Generates synthetic categorical variables by the polytomous regression model. The method consists of the following steps:

  1. Fit categorical response as a multinomial model.

  2. Compute predicted categories.

  3. Add appropriate noise to predictions.

The algorithm of syn.polyreg uses the function multinom from the nnet package. Any numerical variables are scaled to cover the range (0,1) before fitting. Warnings are printed if the algorithm fails to converge in maxit iterations and also if the synthesised data has only one category. The latter may occur if the variable being synthesised is sparse so that the algorithm fails to iterate.

In order to avoid bias due to perfect prediction, the data are augmented by the method of White, Daniel and Royston (2010).

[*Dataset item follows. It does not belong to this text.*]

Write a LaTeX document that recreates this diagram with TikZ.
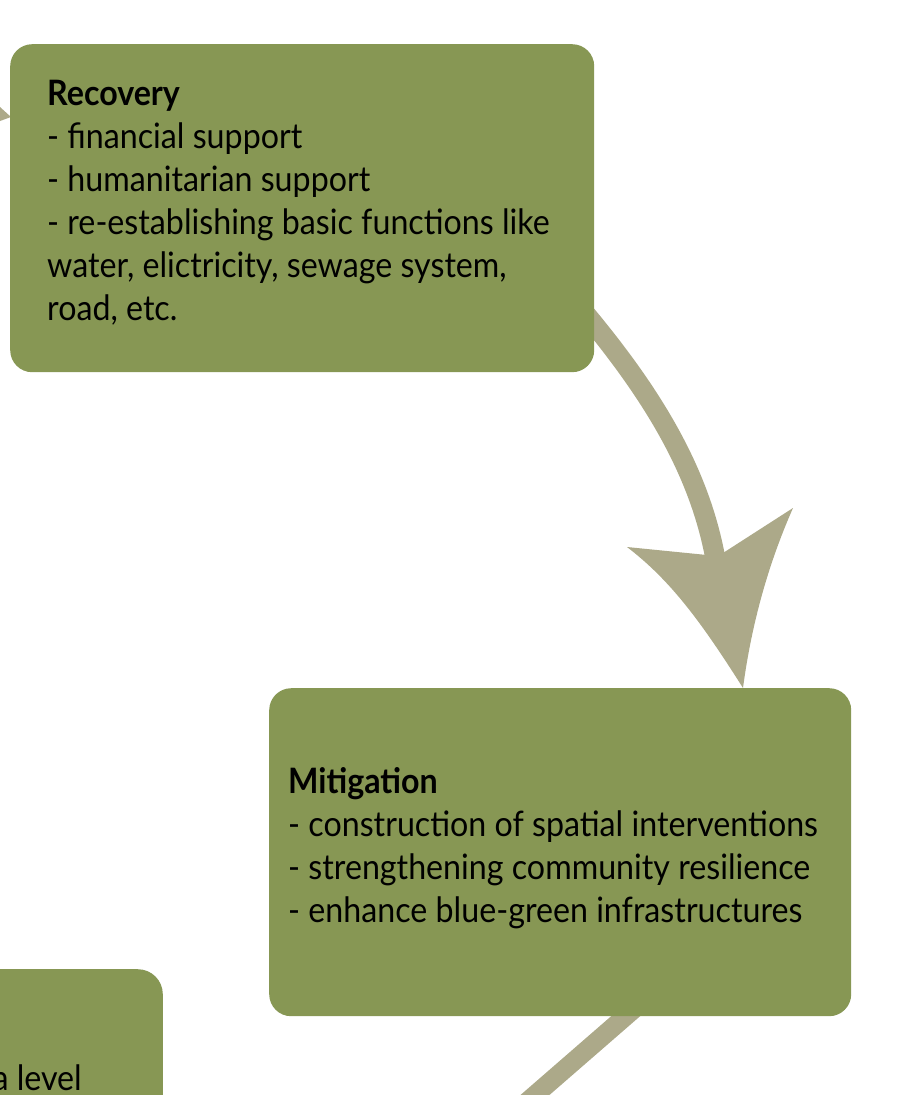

NOTE that when the function is called by setting elements of method in syn() to "polyreg", the parameters maxit, trace and MaxNWts can be supplied to syn() as e.g. polyreg.maxit.

Value

A list with two components:

res

a vector of length k with synthetic values of y.

fit

a summary of the model fitted to the observed data and used to produce synthetic values.

References

White, I.R., Daniel, R. and Royston, P. (2010). Avoiding bias due to perfect prediction in multiple imputation of incomplete categorical variables. Computational Statistics and Data Analysis, 54, 2267--2275.